June 7th, 2011 by Staff

The decision to cosign is a complicated one, since the desire to be supportive of a friend or family member sometimes conflicts with financial common sense. Offering help can be risky, especially if clean credit is on your list of priorities. Consider the points below before lending a hand.

1. Credit cause and effect

Many people do not realize the financial effects of cosigning a loan. Just like any other debt, a cosigned account is likely to appear on your credit report, causing a change in your “utilization” ratio (an indicator of how maxed out you are with revolving credit accounts). A sudden rise in your utilization ratios can affect your personal finances in many ways, including lowering your credit score and therefore your ability to secure your own personal loan (e.g., auto, mortgage, etc.). It can also affect the type of interest rates you receive. To make matters worse, non-payments and late payments, even if made by a friend or relative for whom you’ve co-signed, have the power to hurt your credit as well, even though you are not the primary borrower. Remember that the way they handle the cosigned account will appear on your credit report as your responsibility as well. Placing the fate of your own clean credit in another person’s hands is usually a bad idea—a fact learned too late by many cosigners.

2. Facing the burden

A cardinal lesson in borrowing money is making sure you can repay it. This lesson is an important one for cosigners as well. Before agreeing to cosign for your cousin’s auto loan, ask yourself the following question: “Can I handle the payments if he doesn’t?” Make no mistake, lenders want their money, and they will hold you responsible if necessary. Assess your own finances and decide if you could handle the expense on your own. The answer to this question will tell you if cosigning is an option.

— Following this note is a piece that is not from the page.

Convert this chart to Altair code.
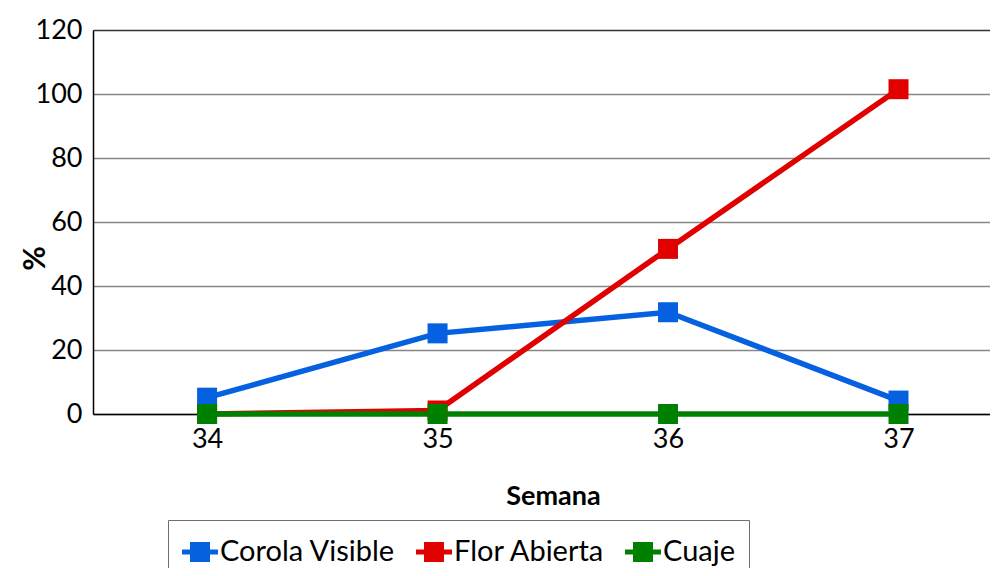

3. Responsibility and the unknown

Whatever the circumstance, the #1 reason lenders require a cosigner is this: the primary borrower is considered a risk. While some are risks due to less-than-clean-credit, others don’t yet have the credit history to support their application. Remember that cosigning effectively means that you are vouching 100% for the debtor in case they cannot (or decide not to) repay the loan in accordance with the agreed-upon terms.

4. Relying on other options

Who says cosigning is the only way to be supportive? Putting your own credit on the line isn’t the smartest choice, so why not find another way to help your friend? If you have the means, offer a cash gift in lieu of a loan signature. If your college-bound sister needs money for room and board, offer the spare bedroom in your home, access to the washer/dryer, or even the occasional lunch and dinner. Caring doesn’t have to mean leaving your financial fate to chance.

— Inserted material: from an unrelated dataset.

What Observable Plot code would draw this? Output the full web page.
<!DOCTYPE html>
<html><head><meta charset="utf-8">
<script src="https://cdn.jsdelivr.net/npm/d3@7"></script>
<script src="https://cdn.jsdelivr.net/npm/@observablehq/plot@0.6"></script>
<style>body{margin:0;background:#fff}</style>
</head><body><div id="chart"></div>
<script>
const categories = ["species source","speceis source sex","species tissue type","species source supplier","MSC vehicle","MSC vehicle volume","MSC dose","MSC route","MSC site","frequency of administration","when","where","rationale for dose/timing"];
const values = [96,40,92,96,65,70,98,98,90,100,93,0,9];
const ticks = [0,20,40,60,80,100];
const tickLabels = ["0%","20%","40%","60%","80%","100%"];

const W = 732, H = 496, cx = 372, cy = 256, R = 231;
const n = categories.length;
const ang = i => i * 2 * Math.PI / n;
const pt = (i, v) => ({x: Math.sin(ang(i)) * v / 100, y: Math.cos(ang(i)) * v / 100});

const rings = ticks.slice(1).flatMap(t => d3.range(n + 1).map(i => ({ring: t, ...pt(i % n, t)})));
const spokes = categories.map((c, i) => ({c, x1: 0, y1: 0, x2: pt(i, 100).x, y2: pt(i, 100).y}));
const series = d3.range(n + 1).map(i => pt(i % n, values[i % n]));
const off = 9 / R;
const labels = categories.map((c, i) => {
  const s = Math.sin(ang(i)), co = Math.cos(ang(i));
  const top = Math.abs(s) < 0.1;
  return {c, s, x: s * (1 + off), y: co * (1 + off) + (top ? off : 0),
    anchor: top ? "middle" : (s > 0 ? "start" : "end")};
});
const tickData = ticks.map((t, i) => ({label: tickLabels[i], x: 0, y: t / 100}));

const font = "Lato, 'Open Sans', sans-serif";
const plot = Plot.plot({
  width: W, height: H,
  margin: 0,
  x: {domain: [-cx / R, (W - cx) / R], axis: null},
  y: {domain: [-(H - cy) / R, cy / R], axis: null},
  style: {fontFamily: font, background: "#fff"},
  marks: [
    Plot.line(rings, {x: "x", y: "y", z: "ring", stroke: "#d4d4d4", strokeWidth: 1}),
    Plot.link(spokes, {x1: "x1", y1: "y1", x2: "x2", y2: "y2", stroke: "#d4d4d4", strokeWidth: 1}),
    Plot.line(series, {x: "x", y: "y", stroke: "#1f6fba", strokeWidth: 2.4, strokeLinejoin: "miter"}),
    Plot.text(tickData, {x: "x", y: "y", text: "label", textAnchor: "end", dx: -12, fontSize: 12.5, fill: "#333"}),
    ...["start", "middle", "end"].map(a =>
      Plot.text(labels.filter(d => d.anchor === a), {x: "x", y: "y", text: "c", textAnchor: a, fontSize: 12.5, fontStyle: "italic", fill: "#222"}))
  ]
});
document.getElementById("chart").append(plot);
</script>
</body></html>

5. Preserving your relationship

Money is a swift and sure way to divide relationships. Consider how you would feel upon receiving a call from your cousin’s bank informing you that the auto loan you cosigned is in default. Suddenly, an act of kindness on your part has become a breeding ground for tensions, resentments, and overall heartache. Do yourself a favor and protect your relationship by finding other ways to offer support. While your friend or family member may be hurt in the short-term, you are more likely to ensure a lasting relationship.